■ Goal of the exercise ■
Locate all lines in the data below that hold "this" and show them.

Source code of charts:
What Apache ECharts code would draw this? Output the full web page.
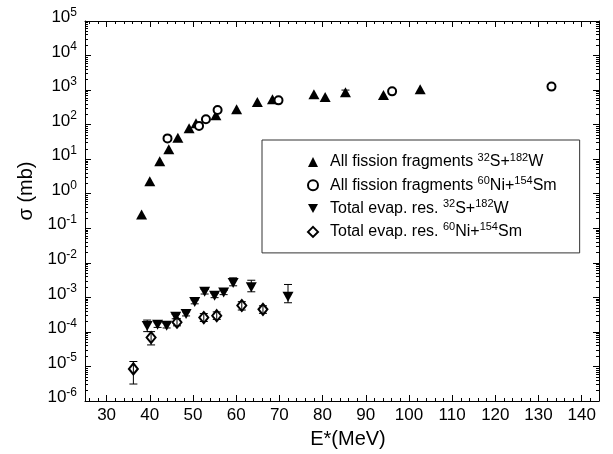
<!DOCTYPE html>
<html>
<head>
<meta charset="utf-8">
<script src="https://cdn.jsdelivr.net/npm/echarts@6/dist/echarts.min.js"></script>
<style>html,body{margin:0;padding:0;background:#fff}#c{width:613px;height:454px}</style>
</head>
<body>
<div id="c"></div>
<script>
// ---- data (E* in MeV, sigma in mb) ----
const fissionS_E   = [38.1, 40.0, 42.3, 44.4, 46.5, 49.1, 50.7, 55.3, 60.1, 64.9, 68.4, 78.0, 80.6, 85.3, 94.1, 102.6];
const fissionS_Sig = [0.25, 2.3, 8.7, 19.5, 42, 79, 110, 187, 277, 450, 540, 760, 630, 870, 720, 1050];
const fissionS_ErrE  = [85.3];
const fissionS_ErrLo = [690];
const fissionS_ErrHi = [1000];

const fissionNi_E   = [44.1, 51.4, 53.0, 55.7, 69.8, 96.1, 133.0];
const fissionNi_Sig = [40, 92, 144, 265, 505, 920, 1260];

const evapS_E   = [39.4, 41.8, 43.9, 46.0, 48.4, 50.4, 52.7, 55.0, 57.1, 59.3, 63.5, 72.0];
const evapS_Sig = [1.48e-4, 1.6e-4, 1.5e-4, 2.75e-4, 3.3e-4, 7.4e-4, 1.45e-3, 1.12e-3, 1.38e-3, 2.6e-3, 1.95e-3, 1.05e-3];
const evapS_Lo  = [1.02e-4, 1.35e-4, 1.3e-4, 2.4e-4, 2.9e-4, 6.5e-4, 1.25e-3, 9.8e-4, 1.2e-3, 2.16e-3, 1.45e-3, 6.98e-4];
const evapS_Hi  = [2.2e-4, 1.85e-4, 1.75e-4, 3.2e-4, 3.8e-4, 8.4e-4, 1.7e-3, 1.3e-3, 1.6e-3, 3.67e-3, 3.13e-3, 2.36e-3];

const evapNi_E   = [36.2, 40.3, 46.3, 52.5, 55.5, 61.3, 66.2];
const evapNi_Sig = [8.5e-6, 6.9e-5, 1.9e-4, 2.6e-4, 2.95e-4, 5.8e-4, 4.5e-4];
const evapNi_Lo  = [3.1e-6, 4.2e-5, 1.5e-4, 2.0e-4, 2.3e-4, 4.3e-4, 3.45e-4];
const evapNi_Hi  = [1.39e-5, 1.02e-4, 2.4e-4, 3.4e-4, 3.8e-4, 7.5e-4, 5.7e-4];

const xTickLabels = [30, 40, 50, 60, 70, 80, 90, 100, 110, 120, 130, 140];
const yDecades = [-6, -5, -4, -3, -2, -1, 0, 1, 2, 3, 4, 5];

const seriesNames = ['fissS', 'fissNi', 'evapS', 'evapNi'];
const legendParts = {
  fissS:  ['All fission fragments ', '32', 'S+', '182', 'W'],
  fissNi: ['All fission fragments ', '60', 'Ni+', '154', 'Sm'],
  evapS:  ['Total evap. res. ', '32', 'S+', '182', 'W'],
  evapNi: ['Total evap. res. ', '60', 'Ni+', '154', 'Sm']
};

// ---- helpers ----
const FONT = "'Liberation Sans', Arial, Helvetica, sans-serif";
const zip = (a, b) => a.map((v, i) => [v, b[i]]);
const zip3 = (a, b, c) => a.map((v, i) => [v, b[i], c[i]]);
const xMinor = [];
for (let v = 26; v <= 144; v += 2) if (v % 10 !== 0) xMinor.push(v);
const yMinor = [];
for (let n = -6; n < 5; n++) for (let k = 2; k <= 9; k++) yMinor.push(n + Math.log10(k));

function errRender(params, api) {
  const x = api.value(0), lo = api.value(1), hi = api.value(2);
  const a = api.coord([x, lo]), b = api.coord([x, hi]);
  const w = 4;
  const st = { stroke: '#000', lineWidth: 1 };
  return { type: 'group', children: [
    { type: 'line', shape: { x1: a[0], y1: a[1], x2: b[0], y2: b[1] }, style: st },
    { type: 'line', shape: { x1: a[0] - w, y1: a[1], x2: a[0] + w, y2: a[1] }, style: st },
    { type: 'line', shape: { x1: b[0] - w, y1: b[1], x2: b[0] + w, y2: b[1] }, style: st }
  ]};
}

const axisLineStyle = { color: '#000', width: 1 };
function xDeco(position, ticks, len, showLine) {
  return { type: 'value', position, min: 25, max: 144,
    axisLine: { show: showLine, onZero: false, lineStyle: axisLineStyle },
    axisTick: { inside: true, length: len, customValues: ticks, lineStyle: axisLineStyle },
    axisLabel: { show: false }, splitLine: { show: false } };
}
function yDeco(position, ticks, len, showLine) {
  const ax = { type: 'value', position, min: -6, max: 5,
    axisLine: { show: showLine, onZero: false, lineStyle: axisLineStyle },
    axisTick: { inside: true, length: len, lineStyle: axisLineStyle },
    axisLabel: { show: false }, splitLine: { show: false } };
  if (ticks) ax.axisTick.customValues = ticks; else ax.interval = 1;
  return ax;
}

const yLabelAxis = yDeco('left', null, 6, true);
yLabelAxis.axisLabel = {
  show: true, margin: 8, showMinLabel: true, showMaxLabel: true,
  padding: [0, 0, 7, 0],
  formatter: v => '{b|10}{s|' + v + '}',
  rich: {
    b: { fontSize: 17, fontFamily: FONT, color: '#000', lineHeight: 22 },
    s: { fontSize: 12, fontFamily: FONT, color: '#000', lineHeight: 12, verticalAlign: 'top' }
  }
};
yLabelAxis.name = 'σ (mb)';
yLabelAxis.nameLocation = 'middle';
yLabelAxis.nameGap = 48;
yLabelAxis.nameTextStyle = { fontSize: 20, fontFamily: FONT, color: '#000', padding: [0, 0, 0, 40] };

const xMain = xDeco('bottom', xTickLabels, 6, true);
xMain.axisLabel = { show: true, customValues: xTickLabels, margin: 6, fontSize: 17, fontFamily: FONT, color: '#000' };
xMain.name = 'E*(MeV)';
xMain.nameLocation = 'middle';
xMain.nameGap = 28;
xMain.nameTextStyle = { fontSize: 20, fontFamily: FONT, color: '#000', padding: [0, 0, 0, 12] };

const chart = echarts.init(document.getElementById('c'), null, { renderer: 'canvas' });
chart.setOption({
  animation: false,
  backgroundColor: '#fff',
  grid: { left: 85, right: 14, top: 21, bottom: 51, containLabel: false },
  xAxis: [
    xMain,
    xDeco('bottom', xMinor, 3, false),
    xDeco('top', xTickLabels, 6, true),
    xDeco('top', xMinor, 3, false)
  ],
  yAxis: [
    { type: 'log', logBase: 10, min: 1e-6, max: 1e5, show: false },
    yLabelAxis,
    yDeco('left', yMinor, 3, false),
    yDeco('right', null, 6, true),
    yDeco('right', yMinor, 3, false)
  ],
  legend: {
    orient: 'vertical', left: 262, top: 140,
    padding: [12, 23, 13, 45],
    itemWidth: 10, itemHeight: 10, itemGap: 5.3,
    borderColor: '#333', borderWidth: 1,
    selectedMode: false,
    itemStyle: { opacity: 1 },
    data: [
      { name: 'fissS', icon: 'triangle' },
      { name: 'fissNi', icon: 'emptyCircle' },
      { name: 'evapS', icon: 'path://M0,0L10,0L5,9Z' },
      { name: 'evapNi', icon: 'emptyDiamond' }
    ],
    formatter: name => {
      const p = legendParts[name];
      return '{sp| }{n|' + p[0] + '}{s|' + p[1] + '}{n|' + p[2] + '}{s|' + p[3] + '}{n|' + p[4] + '}';
    },
    textStyle: {
      fontSize: 16, fontFamily: FONT, color: '#000',
      rich: {
        sp: { width: 7, fontSize: 16, lineHeight: 20 },
        n: { fontSize: 16, fontFamily: FONT, color: '#000', lineHeight: 20 },
        s: { fontSize: 11, fontFamily: FONT, color: '#000', lineHeight: 11, verticalAlign: 'top' }
      }
    }
  },
  series: [
    { name: 'fissS', type: 'scatter', xAxisIndex: 0, yAxisIndex: 0, symbol: 'triangle', symbolSize: [11, 10],
      itemStyle: { color: '#000', opacity: 1 }, data: zip(fissionS_E, fissionS_Sig), z: 3 },
    { name: 'fissNi', type: 'scatter', xAxisIndex: 0, yAxisIndex: 0, symbol: 'emptyCircle', symbolSize: 8,
      itemStyle: { color: '#000', borderColor: '#000', borderWidth: 1, opacity: 1 }, data: zip(fissionNi_E, fissionNi_Sig), z: 4 },
    { name: 'evapS', type: 'scatter', xAxisIndex: 0, yAxisIndex: 0, symbol: 'triangle', symbolRotate: 180, symbolSize: [11, 10],
      itemStyle: { color: '#000', opacity: 1 }, data: zip(evapS_E, evapS_Sig), z: 3 },
    { name: 'evapNi', type: 'scatter', xAxisIndex: 0, yAxisIndex: 0, symbol: 'emptyDiamond', symbolSize: [9, 11],
      itemStyle: { color: '#000', borderColor: '#000', borderWidth: 1, opacity: 1 }, data: zip(evapNi_E, evapNi_Sig), z: 4 },
    { name: 'errS', type: 'custom', xAxisIndex: 0, yAxisIndex: 0, renderItem: errRender, z: 5,
      data: zip3(fissionS_ErrE, fissionS_ErrLo, fissionS_ErrHi).concat(zip3(evapS_E, evapS_Lo, evapS_Hi)) },
    { name: 'errNi', type: 'custom', xAxisIndex: 0, yAxisIndex: 0, renderItem: errRender, z: 5,
      data: zip3(evapNi_E, evapNi_Lo, evapNi_Hi) }
  ]
});
</script>
</body>
</html>
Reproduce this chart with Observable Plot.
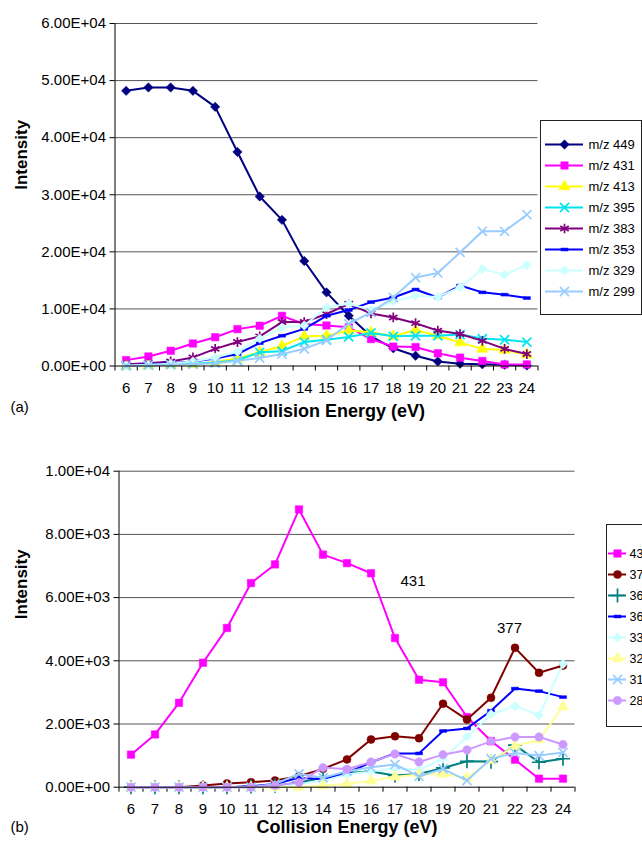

■ Exercise response ■
What Apache ECharts code would draw this? Output the full web page.
Reproduce this chart with Observable Plot.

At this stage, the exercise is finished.